(DIRECTIVE):
Reproduce the records. Keep every word exact and include no images.

— BEGIN WORKING DATA —

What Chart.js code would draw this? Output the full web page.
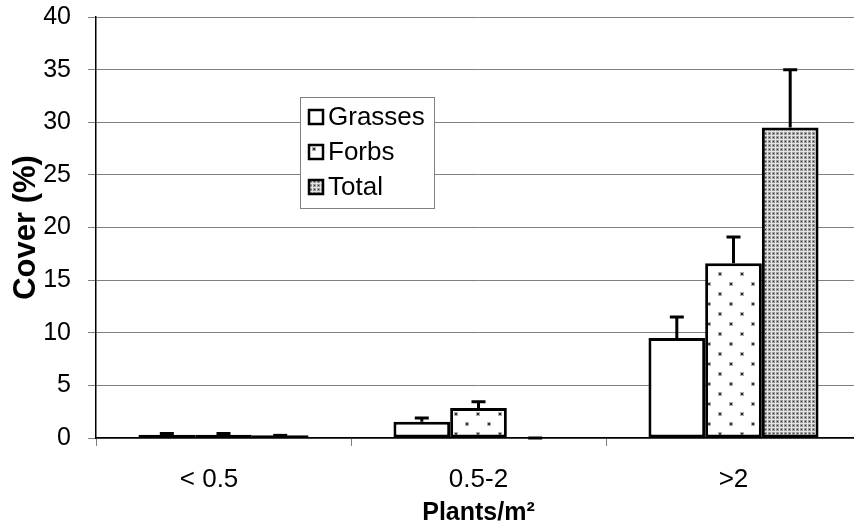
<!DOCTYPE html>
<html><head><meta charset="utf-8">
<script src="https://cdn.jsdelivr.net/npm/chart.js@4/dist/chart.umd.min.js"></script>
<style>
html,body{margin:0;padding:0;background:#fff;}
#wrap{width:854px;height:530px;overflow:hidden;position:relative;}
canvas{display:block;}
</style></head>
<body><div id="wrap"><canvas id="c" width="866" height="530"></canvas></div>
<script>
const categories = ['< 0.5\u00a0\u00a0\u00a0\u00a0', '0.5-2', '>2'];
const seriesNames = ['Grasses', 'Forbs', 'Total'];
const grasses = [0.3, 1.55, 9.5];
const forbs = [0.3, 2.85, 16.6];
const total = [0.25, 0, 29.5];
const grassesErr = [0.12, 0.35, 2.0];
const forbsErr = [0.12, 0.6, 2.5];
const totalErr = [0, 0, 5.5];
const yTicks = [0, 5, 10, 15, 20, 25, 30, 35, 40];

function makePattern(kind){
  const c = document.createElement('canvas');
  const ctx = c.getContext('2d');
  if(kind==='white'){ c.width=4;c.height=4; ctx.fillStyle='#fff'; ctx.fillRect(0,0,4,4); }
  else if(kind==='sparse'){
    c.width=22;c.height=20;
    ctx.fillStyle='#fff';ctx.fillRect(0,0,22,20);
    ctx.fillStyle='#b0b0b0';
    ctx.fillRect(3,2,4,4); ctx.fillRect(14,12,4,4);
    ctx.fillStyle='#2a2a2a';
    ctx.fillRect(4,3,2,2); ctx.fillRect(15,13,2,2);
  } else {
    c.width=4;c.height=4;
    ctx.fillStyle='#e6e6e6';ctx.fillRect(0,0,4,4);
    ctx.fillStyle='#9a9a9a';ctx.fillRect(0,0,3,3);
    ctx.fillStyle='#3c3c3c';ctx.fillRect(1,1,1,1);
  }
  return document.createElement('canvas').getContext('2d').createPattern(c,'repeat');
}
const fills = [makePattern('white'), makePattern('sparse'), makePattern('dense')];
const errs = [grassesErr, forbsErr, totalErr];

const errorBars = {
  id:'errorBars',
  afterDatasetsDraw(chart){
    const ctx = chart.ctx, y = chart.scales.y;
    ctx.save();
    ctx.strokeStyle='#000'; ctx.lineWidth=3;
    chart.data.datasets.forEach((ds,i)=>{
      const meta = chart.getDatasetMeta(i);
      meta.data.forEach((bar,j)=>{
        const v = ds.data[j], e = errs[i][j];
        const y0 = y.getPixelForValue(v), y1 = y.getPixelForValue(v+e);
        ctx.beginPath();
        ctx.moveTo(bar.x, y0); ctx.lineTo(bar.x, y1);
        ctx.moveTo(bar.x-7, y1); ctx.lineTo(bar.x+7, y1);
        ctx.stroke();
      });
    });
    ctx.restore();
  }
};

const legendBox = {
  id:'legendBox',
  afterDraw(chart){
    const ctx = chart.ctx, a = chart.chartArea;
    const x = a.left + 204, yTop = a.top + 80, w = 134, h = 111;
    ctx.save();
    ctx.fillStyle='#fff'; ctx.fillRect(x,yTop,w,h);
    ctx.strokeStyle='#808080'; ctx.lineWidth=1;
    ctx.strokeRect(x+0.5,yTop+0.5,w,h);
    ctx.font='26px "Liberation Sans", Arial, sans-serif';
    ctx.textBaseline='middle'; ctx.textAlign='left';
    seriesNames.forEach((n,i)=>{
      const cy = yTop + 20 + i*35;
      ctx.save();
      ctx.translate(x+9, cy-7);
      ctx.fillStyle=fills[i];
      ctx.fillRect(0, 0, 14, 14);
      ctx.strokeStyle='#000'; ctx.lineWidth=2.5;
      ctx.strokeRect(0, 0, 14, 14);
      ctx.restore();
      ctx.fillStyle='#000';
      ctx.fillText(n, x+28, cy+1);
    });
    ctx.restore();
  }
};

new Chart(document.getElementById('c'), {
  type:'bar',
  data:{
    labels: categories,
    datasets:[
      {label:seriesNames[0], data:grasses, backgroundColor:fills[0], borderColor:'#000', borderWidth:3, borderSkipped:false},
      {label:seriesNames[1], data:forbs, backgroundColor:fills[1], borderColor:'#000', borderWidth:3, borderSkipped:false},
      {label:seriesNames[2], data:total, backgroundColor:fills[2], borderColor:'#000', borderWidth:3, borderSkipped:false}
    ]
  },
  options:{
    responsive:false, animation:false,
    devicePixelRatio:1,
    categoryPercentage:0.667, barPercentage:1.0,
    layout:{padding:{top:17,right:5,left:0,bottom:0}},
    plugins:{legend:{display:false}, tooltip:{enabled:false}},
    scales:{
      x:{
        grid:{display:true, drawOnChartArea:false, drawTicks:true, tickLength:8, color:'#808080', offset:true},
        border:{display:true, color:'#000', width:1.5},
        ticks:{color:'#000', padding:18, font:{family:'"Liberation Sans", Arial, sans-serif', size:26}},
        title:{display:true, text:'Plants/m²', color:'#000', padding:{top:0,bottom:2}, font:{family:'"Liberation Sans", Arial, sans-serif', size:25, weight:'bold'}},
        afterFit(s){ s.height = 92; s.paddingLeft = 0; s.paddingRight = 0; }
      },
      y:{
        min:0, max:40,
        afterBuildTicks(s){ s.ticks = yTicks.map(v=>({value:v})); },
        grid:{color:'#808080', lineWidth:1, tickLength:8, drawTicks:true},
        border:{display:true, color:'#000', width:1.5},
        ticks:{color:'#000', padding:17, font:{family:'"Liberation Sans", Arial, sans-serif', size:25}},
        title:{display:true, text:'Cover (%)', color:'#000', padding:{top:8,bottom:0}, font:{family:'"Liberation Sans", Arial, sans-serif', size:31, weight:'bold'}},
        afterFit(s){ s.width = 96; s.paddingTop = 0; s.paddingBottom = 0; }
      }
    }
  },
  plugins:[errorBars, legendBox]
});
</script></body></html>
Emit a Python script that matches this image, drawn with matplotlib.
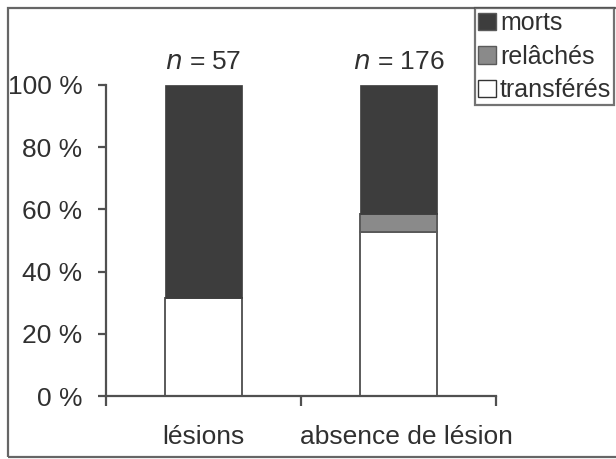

— END WORKING DATA —

(RESULT OF THE EXERCISE):
What Chart.js code would draw this? Output the full web page.
<!DOCTYPE html>
<html><head><meta charset="utf-8">
<script src="https://cdn.jsdelivr.net/npm/chart.js@4/dist/chart.umd.min.js"></script>
<style>
html,body{margin:0;padding:0;background:#fff;}
#wrap{width:854px;height:530px;overflow:hidden;position:relative;}
canvas{display:block;}
</style></head>
<body><div id="wrap"><canvas id="c" width="866" height="530"></canvas></div>
<script>
const categories = ['< 0.5\u00a0\u00a0\u00a0\u00a0', '0.5-2', '>2'];
const seriesNames = ['Grasses', 'Forbs', 'Total'];
const grasses = [0.3, 1.55, 9.5];
const forbs = [0.3, 2.85, 16.6];
const total = [0.25, 0, 29.5];
const grassesErr = [0.12, 0.35, 2.0];
const forbsErr = [0.12, 0.6, 2.5];
const totalErr = [0, 0, 5.5];
const yTicks = [0, 5, 10, 15, 20, 25, 30, 35, 40];

function makePattern(kind){
  const c = document.createElement('canvas');
  const ctx = c.getContext('2d');
  if(kind==='white'){ c.width=4;c.height=4; ctx.fillStyle='#fff'; ctx.fillRect(0,0,4,4); }
  else if(kind==='sparse'){
    c.width=22;c.height=20;
    ctx.fillStyle='#fff';ctx.fillRect(0,0,22,20);
    ctx.fillStyle='#b0b0b0';
    ctx.fillRect(3,2,4,4); ctx.fillRect(14,12,4,4);
    ctx.fillStyle='#2a2a2a';
    ctx.fillRect(4,3,2,2); ctx.fillRect(15,13,2,2);
  } else {
    c.width=4;c.height=4;
    ctx.fillStyle='#e6e6e6';ctx.fillRect(0,0,4,4);
    ctx.fillStyle='#9a9a9a';ctx.fillRect(0,0,3,3);
    ctx.fillStyle='#3c3c3c';ctx.fillRect(1,1,1,1);
  }
  return document.createElement('canvas').getContext('2d').createPattern(c,'repeat');
}
const fills = [makePattern('white'), makePattern('sparse'), makePattern('dense')];
const errs = [grassesErr, forbsErr, totalErr];

const errorBars = {
  id:'errorBars',
  afterDatasetsDraw(chart){
    const ctx = chart.ctx, y = chart.scales.y;
    ctx.save();
    ctx.strokeStyle='#000'; ctx.lineWidth=3;
    chart.data.datasets.forEach((ds,i)=>{
      const meta = chart.getDatasetMeta(i);
      meta.data.forEach((bar,j)=>{
        const v = ds.data[j], e = errs[i][j];
        const y0 = y.getPixelForValue(v), y1 = y.getPixelForValue(v+e);
        ctx.beginPath();
        ctx.moveTo(bar.x, y0); ctx.lineTo(bar.x, y1);
        ctx.moveTo(bar.x-7, y1); ctx.lineTo(bar.x+7, y1);
        ctx.stroke();
      });
    });
    ctx.restore();
  }
};

const legendBox = {
  id:'legendBox',
  afterDraw(chart){
    const ctx = chart.ctx, a = chart.chartArea;
    const x = a.left + 204, yTop = a.top + 80, w = 134, h = 111;
    ctx.save();
    ctx.fillStyle='#fff'; ctx.fillRect(x,yTop,w,h);
    ctx.strokeStyle='#808080'; ctx.lineWidth=1;
    ctx.strokeRect(x+0.5,yTop+0.5,w,h);
    ctx.font='26px "Liberation Sans", Arial, sans-serif';
    ctx.textBaseline='middle'; ctx.textAlign='left';
    seriesNames.forEach((n,i)=>{
      const cy = yTop + 20 + i*35;
      ctx.save();
      ctx.translate(x+9, cy-7);
      ctx.fillStyle=fills[i];
      ctx.fillRect(0, 0, 14, 14);
      ctx.strokeStyle='#000'; ctx.lineWidth=2.5;
      ctx.strokeRect(0, 0, 14, 14);
      ctx.restore();
      ctx.fillStyle='#000';
      ctx.fillText(n, x+28, cy+1);
    });
    ctx.restore();
  }
};

new Chart(document.getElementById('c'), {
  type:'bar',
  data:{
    labels: categories,
    datasets:[
      {label:seriesNames[0], data:grasses, backgroundColor:fills[0], borderColor:'#000', borderWidth:3, borderSkipped:false},
      {label:seriesNames[1], data:forbs, backgroundColor:fills[1], borderColor:'#000', borderWidth:3, borderSkipped:false},
      {label:seriesNames[2], data:total, backgroundColor:fills[2], borderColor:'#000', borderWidth:3, borderSkipped:false}
    ]
  },
  options:{
    responsive:false, animation:false,
    devicePixelRatio:1,
    categoryPercentage:0.667, barPercentage:1.0,
    layout:{padding:{top:17,right:5,left:0,bottom:0}},
    plugins:{legend:{display:false}, tooltip:{enabled:false}},
    scales:{
      x:{
        grid:{display:true, drawOnChartArea:false, drawTicks:true, tickLength:8, color:'#808080', offset:true},
        border:{display:true, color:'#000', width:1.5},
        ticks:{color:'#000', padding:18, font:{family:'"Liberation Sans", Arial, sans-serif', size:26}},
        title:{display:true, text:'Plants/m²', color:'#000', padding:{top:0,bottom:2}, font:{family:'"Liberation Sans", Arial, sans-serif', size:25, weight:'bold'}},
        afterFit(s){ s.height = 92; s.paddingLeft = 0; s.paddingRight = 0; }
      },
      y:{
        min:0, max:40,
        afterBuildTicks(s){ s.ticks = yTicks.map(v=>({value:v})); },
        grid:{color:'#808080', lineWidth:1, tickLength:8, drawTicks:true},
        border:{display:true, color:'#000', width:1.5},
        ticks:{color:'#000', padding:17, font:{family:'"Liberation Sans", Arial, sans-serif', size:25}},
        title:{display:true, text:'Cover (%)', color:'#000', padding:{top:8,bottom:0}, font:{family:'"Liberation Sans", Arial, sans-serif', size:31, weight:'bold'}},
        afterFit(s){ s.width = 96; s.paddingTop = 0; s.paddingBottom = 0; }
      }
    }
  },
  plugins:[errorBars, legendBox]
});
</script></body></html>
Emit a Python script that matches this image, drawn with matplotlib.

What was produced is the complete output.